● **REQUIRED TASK**
Check each line of the listing below for the string "this", and give only how many lines hold it.

● **GIVEN DATA**
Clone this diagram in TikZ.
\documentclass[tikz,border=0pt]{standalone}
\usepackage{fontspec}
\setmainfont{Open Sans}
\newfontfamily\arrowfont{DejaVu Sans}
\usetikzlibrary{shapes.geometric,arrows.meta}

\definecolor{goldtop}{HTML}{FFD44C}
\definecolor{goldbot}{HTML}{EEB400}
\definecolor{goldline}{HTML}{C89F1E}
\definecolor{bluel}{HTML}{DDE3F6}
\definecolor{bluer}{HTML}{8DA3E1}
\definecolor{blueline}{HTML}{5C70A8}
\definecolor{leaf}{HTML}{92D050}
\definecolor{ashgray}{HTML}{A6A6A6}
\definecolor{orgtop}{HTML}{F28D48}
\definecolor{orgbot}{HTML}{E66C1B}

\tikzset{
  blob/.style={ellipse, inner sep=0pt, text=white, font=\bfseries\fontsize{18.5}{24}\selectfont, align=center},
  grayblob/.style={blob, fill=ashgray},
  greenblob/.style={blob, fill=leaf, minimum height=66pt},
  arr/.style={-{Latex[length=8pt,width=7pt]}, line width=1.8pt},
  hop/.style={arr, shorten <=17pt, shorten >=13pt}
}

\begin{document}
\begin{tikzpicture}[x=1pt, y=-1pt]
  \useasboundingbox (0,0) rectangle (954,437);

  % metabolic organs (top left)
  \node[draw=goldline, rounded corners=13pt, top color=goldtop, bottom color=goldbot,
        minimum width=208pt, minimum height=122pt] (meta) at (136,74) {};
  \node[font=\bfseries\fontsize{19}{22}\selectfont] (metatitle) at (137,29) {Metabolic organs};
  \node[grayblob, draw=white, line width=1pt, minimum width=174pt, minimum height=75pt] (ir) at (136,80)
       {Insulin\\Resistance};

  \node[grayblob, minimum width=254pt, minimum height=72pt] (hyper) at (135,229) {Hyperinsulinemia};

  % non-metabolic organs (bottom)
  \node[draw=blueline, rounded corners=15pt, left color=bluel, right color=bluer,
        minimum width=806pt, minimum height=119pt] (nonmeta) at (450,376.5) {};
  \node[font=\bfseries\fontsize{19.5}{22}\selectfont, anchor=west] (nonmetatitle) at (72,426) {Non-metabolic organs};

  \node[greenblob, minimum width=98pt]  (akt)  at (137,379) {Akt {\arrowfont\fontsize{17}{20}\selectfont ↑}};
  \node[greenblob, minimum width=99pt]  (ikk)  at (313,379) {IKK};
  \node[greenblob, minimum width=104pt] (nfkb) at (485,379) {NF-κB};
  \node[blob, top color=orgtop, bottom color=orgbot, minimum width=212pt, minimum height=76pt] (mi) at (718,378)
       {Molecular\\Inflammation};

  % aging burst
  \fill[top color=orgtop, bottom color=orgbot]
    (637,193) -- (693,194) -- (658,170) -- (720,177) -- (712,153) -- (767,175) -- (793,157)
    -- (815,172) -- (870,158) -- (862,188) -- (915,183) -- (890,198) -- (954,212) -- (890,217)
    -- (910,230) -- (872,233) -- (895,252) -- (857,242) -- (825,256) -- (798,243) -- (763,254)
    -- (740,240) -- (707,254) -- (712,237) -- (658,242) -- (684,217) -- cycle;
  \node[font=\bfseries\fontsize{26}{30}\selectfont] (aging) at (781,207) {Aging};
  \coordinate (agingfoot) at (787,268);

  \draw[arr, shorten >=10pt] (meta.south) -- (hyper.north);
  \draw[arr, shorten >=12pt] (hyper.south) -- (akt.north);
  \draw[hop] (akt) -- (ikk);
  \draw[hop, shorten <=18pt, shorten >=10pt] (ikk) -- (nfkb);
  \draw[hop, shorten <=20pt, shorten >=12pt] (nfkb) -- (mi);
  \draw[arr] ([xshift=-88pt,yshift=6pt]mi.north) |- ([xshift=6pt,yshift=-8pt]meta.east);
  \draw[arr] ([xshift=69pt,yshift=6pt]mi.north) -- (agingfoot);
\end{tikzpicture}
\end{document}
...
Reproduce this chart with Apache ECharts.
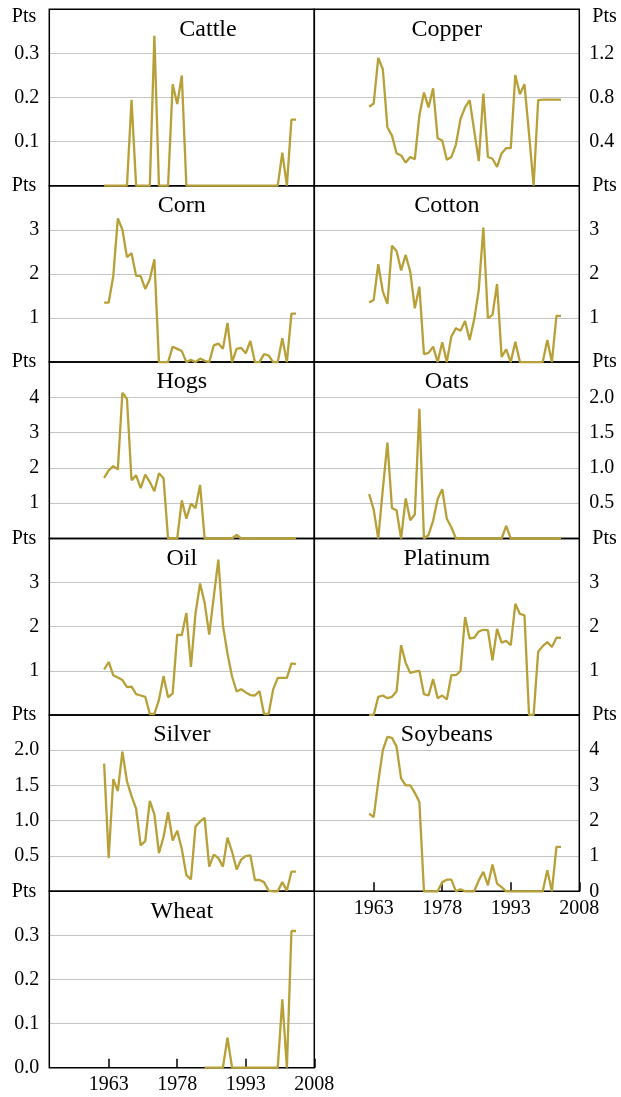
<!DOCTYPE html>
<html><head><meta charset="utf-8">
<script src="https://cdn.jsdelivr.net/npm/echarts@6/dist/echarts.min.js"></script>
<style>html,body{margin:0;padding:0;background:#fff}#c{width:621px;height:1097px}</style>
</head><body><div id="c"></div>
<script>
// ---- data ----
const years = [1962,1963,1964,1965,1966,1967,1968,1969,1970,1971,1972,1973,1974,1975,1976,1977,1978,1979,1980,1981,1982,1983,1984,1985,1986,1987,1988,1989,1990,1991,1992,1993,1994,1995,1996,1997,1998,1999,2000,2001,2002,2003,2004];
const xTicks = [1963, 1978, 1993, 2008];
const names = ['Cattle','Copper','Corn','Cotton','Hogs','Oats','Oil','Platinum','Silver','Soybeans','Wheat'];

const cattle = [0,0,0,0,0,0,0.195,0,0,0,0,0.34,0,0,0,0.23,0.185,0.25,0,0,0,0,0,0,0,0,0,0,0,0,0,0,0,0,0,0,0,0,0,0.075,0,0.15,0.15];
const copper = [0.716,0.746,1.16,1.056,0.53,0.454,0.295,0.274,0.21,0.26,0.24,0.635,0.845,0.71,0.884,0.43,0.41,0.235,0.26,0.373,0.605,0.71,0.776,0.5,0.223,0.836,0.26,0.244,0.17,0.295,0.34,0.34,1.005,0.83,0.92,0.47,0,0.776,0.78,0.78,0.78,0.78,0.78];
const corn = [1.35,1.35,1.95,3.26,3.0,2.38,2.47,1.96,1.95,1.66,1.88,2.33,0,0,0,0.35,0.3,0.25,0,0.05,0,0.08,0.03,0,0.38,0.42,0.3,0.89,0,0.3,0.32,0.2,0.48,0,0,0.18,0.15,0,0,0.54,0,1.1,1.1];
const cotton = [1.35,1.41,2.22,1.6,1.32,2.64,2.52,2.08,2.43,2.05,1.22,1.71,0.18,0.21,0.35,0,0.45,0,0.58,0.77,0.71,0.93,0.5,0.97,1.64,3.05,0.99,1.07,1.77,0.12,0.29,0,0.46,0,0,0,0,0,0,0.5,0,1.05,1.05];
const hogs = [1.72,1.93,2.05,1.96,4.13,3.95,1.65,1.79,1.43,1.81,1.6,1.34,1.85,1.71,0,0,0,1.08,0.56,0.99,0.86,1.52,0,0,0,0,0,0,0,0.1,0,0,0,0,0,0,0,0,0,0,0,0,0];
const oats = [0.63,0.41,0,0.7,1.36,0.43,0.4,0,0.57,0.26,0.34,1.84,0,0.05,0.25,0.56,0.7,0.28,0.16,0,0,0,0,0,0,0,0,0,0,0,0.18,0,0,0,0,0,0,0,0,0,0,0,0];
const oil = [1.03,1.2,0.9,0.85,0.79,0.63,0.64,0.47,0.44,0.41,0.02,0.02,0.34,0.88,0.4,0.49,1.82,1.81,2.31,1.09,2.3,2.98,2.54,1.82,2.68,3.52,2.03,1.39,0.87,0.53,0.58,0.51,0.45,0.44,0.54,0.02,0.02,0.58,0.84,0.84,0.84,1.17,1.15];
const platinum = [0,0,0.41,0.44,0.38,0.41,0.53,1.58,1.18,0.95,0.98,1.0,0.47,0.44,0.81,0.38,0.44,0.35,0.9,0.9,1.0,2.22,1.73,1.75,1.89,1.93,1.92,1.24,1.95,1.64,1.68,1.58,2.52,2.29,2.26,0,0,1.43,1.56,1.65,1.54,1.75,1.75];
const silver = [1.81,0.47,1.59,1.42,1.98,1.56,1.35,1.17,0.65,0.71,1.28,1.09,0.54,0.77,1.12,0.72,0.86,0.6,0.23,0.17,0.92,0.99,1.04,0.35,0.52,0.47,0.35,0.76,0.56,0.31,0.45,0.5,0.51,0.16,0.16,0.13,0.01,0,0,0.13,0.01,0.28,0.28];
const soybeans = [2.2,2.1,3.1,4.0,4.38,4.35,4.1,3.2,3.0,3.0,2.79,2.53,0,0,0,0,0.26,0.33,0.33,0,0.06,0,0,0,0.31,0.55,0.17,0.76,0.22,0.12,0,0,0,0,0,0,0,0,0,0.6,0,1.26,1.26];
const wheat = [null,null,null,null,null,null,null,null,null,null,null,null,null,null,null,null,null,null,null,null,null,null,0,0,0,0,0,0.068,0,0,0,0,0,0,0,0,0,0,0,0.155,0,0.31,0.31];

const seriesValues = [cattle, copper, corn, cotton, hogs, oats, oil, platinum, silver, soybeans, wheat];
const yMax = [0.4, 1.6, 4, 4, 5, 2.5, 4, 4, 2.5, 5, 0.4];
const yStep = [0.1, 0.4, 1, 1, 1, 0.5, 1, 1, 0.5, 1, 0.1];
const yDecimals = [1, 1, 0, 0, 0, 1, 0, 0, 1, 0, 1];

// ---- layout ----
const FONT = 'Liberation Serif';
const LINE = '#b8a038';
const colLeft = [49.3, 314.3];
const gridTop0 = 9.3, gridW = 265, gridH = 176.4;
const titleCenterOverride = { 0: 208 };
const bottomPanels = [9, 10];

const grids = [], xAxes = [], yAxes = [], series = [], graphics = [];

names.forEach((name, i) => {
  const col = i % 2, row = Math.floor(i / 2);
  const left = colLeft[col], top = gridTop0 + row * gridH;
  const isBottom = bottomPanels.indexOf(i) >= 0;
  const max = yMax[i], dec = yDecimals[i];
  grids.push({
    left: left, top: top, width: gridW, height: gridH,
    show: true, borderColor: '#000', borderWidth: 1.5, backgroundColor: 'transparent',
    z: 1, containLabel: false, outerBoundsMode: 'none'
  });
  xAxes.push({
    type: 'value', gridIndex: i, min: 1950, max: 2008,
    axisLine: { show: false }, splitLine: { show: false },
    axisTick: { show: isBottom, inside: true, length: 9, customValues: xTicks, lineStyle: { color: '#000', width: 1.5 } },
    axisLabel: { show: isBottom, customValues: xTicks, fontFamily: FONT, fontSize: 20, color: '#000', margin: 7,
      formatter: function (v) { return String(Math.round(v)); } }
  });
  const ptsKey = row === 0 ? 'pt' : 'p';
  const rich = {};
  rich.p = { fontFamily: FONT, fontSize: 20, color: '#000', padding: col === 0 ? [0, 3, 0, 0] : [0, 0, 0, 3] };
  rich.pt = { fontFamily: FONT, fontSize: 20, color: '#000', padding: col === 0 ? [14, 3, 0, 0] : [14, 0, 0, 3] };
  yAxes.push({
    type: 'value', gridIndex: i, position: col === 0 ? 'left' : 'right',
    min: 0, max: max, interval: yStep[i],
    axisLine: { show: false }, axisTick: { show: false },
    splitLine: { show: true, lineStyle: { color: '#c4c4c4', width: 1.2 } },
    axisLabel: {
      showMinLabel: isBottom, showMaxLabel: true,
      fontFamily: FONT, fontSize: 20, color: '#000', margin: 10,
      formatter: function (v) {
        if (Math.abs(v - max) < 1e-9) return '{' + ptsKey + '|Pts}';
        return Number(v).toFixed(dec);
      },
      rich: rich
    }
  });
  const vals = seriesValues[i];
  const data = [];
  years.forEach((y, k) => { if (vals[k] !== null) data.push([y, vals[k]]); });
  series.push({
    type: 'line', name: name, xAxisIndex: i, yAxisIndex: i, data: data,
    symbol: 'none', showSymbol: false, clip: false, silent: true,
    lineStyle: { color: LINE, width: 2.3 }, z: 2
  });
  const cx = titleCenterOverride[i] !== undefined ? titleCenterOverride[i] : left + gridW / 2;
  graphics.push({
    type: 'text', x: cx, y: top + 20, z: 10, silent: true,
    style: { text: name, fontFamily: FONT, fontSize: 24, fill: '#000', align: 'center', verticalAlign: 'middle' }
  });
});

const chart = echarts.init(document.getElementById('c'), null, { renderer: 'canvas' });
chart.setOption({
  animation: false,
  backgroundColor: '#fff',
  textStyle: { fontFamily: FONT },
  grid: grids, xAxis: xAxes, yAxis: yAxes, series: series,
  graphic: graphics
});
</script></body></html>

● **RESPONSE TO THE EXERCISE**
2